>>>

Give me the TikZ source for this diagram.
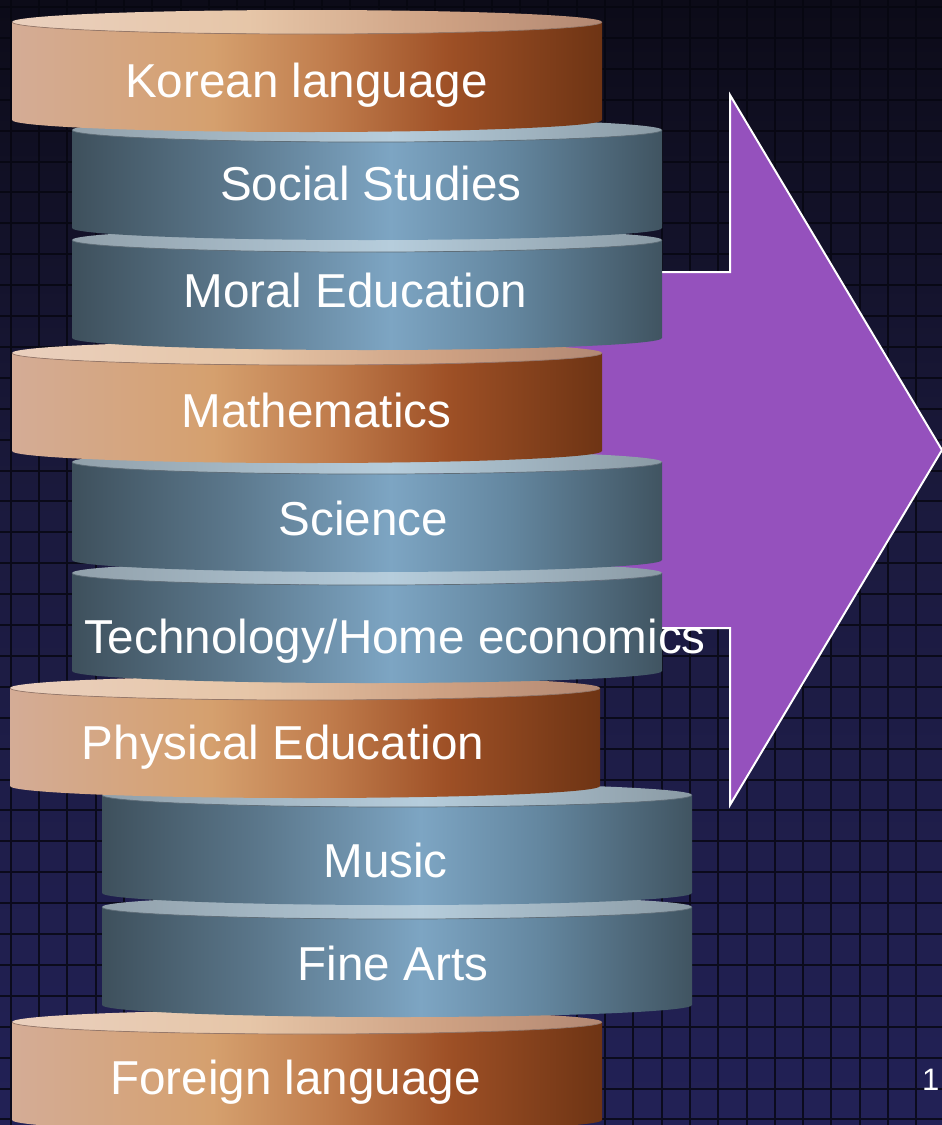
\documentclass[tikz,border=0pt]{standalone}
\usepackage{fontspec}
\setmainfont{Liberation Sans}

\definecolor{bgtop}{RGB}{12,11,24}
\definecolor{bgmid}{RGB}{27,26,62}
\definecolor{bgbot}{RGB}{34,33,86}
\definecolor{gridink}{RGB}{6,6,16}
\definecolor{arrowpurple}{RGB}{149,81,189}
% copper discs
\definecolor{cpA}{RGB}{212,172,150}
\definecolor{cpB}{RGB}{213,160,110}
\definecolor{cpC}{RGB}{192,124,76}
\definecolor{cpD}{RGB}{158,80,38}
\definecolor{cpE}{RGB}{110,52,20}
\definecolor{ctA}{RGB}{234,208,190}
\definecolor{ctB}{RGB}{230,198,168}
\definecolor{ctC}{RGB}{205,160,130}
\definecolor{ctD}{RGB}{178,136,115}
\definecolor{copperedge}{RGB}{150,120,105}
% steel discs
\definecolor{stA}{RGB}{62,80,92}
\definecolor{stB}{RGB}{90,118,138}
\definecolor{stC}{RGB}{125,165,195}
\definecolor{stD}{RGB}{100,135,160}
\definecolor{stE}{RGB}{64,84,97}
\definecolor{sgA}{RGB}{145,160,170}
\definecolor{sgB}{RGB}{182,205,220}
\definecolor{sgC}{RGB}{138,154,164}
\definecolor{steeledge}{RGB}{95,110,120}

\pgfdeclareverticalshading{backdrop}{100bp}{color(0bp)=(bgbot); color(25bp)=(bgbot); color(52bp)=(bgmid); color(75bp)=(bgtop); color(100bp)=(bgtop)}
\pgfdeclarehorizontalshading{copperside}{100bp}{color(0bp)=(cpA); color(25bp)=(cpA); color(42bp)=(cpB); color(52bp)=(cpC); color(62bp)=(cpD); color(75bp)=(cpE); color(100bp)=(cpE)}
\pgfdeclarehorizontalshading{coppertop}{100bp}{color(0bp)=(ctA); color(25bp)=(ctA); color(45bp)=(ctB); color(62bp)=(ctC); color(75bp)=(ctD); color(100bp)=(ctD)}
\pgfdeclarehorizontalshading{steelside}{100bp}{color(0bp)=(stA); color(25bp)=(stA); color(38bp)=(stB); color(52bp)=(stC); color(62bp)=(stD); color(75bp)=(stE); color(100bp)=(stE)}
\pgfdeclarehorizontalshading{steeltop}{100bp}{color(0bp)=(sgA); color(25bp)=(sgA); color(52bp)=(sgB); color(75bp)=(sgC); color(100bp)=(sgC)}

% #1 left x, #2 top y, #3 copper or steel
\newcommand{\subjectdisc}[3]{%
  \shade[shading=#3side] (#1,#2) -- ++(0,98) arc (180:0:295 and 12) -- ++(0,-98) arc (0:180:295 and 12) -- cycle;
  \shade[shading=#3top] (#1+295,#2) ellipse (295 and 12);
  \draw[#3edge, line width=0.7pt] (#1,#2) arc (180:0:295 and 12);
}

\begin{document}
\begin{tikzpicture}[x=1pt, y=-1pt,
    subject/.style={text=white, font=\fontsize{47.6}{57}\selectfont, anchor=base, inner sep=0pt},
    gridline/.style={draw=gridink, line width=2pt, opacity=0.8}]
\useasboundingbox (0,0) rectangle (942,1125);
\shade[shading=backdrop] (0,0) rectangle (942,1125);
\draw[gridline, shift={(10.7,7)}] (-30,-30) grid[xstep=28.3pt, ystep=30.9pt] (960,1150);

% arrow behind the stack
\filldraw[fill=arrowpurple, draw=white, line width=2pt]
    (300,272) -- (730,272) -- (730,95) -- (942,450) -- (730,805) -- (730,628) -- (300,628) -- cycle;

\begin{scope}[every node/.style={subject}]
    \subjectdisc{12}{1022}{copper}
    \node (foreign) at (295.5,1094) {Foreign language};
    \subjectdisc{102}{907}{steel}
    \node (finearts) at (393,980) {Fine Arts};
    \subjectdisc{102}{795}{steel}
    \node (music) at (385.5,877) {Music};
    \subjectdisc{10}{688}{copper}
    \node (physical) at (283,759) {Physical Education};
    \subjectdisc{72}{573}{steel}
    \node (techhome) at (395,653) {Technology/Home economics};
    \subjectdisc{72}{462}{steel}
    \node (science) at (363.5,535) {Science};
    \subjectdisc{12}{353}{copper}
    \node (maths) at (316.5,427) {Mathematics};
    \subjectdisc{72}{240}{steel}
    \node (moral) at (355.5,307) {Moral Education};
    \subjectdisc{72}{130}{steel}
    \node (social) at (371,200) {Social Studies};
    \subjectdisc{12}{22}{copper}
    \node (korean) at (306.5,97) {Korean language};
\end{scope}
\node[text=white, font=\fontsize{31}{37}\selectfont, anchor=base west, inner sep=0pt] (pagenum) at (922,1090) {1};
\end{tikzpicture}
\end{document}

<<<

» **Exercise directions**
Repeat the data exactly, without the pictures.

» **Solution to the problem**
Give me the TikZ source for this diagram.
\documentclass[tikz,border=0pt]{standalone}
\usepackage{fontspec}
\setmainfont{Liberation Sans}

\definecolor{bgtop}{RGB}{12,11,24}
\definecolor{bgmid}{RGB}{27,26,62}
\definecolor{bgbot}{RGB}{34,33,86}
\definecolor{gridink}{RGB}{6,6,16}
\definecolor{arrowpurple}{RGB}{149,81,189}
% copper discs
\definecolor{cpA}{RGB}{212,172,150}
\definecolor{cpB}{RGB}{213,160,110}
\definecolor{cpC}{RGB}{192,124,76}
\definecolor{cpD}{RGB}{158,80,38}
\definecolor{cpE}{RGB}{110,52,20}
\definecolor{ctA}{RGB}{234,208,190}
\definecolor{ctB}{RGB}{230,198,168}
\definecolor{ctC}{RGB}{205,160,130}
\definecolor{ctD}{RGB}{178,136,115}
\definecolor{copperedge}{RGB}{150,120,105}
% steel discs
\definecolor{stA}{RGB}{62,80,92}
\definecolor{stB}{RGB}{90,118,138}
\definecolor{stC}{RGB}{125,165,195}
\definecolor{stD}{RGB}{100,135,160}
\definecolor{stE}{RGB}{64,84,97}
\definecolor{sgA}{RGB}{145,160,170}
\definecolor{sgB}{RGB}{182,205,220}
\definecolor{sgC}{RGB}{138,154,164}
\definecolor{steeledge}{RGB}{95,110,120}

\pgfdeclareverticalshading{backdrop}{100bp}{color(0bp)=(bgbot); color(25bp)=(bgbot); color(52bp)=(bgmid); color(75bp)=(bgtop); color(100bp)=(bgtop)}
\pgfdeclarehorizontalshading{copperside}{100bp}{color(0bp)=(cpA); color(25bp)=(cpA); color(42bp)=(cpB); color(52bp)=(cpC); color(62bp)=(cpD); color(75bp)=(cpE); color(100bp)=(cpE)}
\pgfdeclarehorizontalshading{coppertop}{100bp}{color(0bp)=(ctA); color(25bp)=(ctA); color(45bp)=(ctB); color(62bp)=(ctC); color(75bp)=(ctD); color(100bp)=(ctD)}
\pgfdeclarehorizontalshading{steelside}{100bp}{color(0bp)=(stA); color(25bp)=(stA); color(38bp)=(stB); color(52bp)=(stC); color(62bp)=(stD); color(75bp)=(stE); color(100bp)=(stE)}
\pgfdeclarehorizontalshading{steeltop}{100bp}{color(0bp)=(sgA); color(25bp)=(sgA); color(52bp)=(sgB); color(75bp)=(sgC); color(100bp)=(sgC)}

% #1 left x, #2 top y, #3 copper or steel
\newcommand{\subjectdisc}[3]{%
  \shade[shading=#3side] (#1,#2) -- ++(0,98) arc (180:0:295 and 12) -- ++(0,-98) arc (0:180:295 and 12) -- cycle;
  \shade[shading=#3top] (#1+295,#2) ellipse (295 and 12);
  \draw[#3edge, line width=0.7pt] (#1,#2) arc (180:0:295 and 12);
}

\begin{document}
\begin{tikzpicture}[x=1pt, y=-1pt,
    subject/.style={text=white, font=\fontsize{47.6}{57}\selectfont, anchor=base, inner sep=0pt},
    gridline/.style={draw=gridink, line width=2pt, opacity=0.8}]
\useasboundingbox (0,0) rectangle (942,1125);
\shade[shading=backdrop] (0,0) rectangle (942,1125);
\draw[gridline, shift={(10.7,7)}] (-30,-30) grid[xstep=28.3pt, ystep=30.9pt] (960,1150);

% arrow behind the stack
\filldraw[fill=arrowpurple, draw=white, line width=2pt]
    (300,272) -- (730,272) -- (730,95) -- (942,450) -- (730,805) -- (730,628) -- (300,628) -- cycle;

\begin{scope}[every node/.style={subject}]
    \subjectdisc{12}{1022}{copper}
    \node (foreign) at (295.5,1094) {Foreign language};
    \subjectdisc{102}{907}{steel}
    \node (finearts) at (393,980) {Fine Arts};
    \subjectdisc{102}{795}{steel}
    \node (music) at (385.5,877) {Music};
    \subjectdisc{10}{688}{copper}
    \node (physical) at (283,759) {Physical Education};
    \subjectdisc{72}{573}{steel}
    \node (techhome) at (395,653) {Technology/Home economics};
    \subjectdisc{72}{462}{steel}
    \node (science) at (363.5,535) {Science};
    \subjectdisc{12}{353}{copper}
    \node (maths) at (316.5,427) {Mathematics};
    \subjectdisc{72}{240}{steel}
    \node (moral) at (355.5,307) {Moral Education};
    \subjectdisc{72}{130}{steel}
    \node (social) at (371,200) {Social Studies};
    \subjectdisc{12}{22}{copper}
    \node (korean) at (306.5,97) {Korean language};
\end{scope}
\node[text=white, font=\fontsize{31}{37}\selectfont, anchor=base west, inner sep=0pt] (pagenum) at (922,1090) {1};
\end{tikzpicture}
\end{document}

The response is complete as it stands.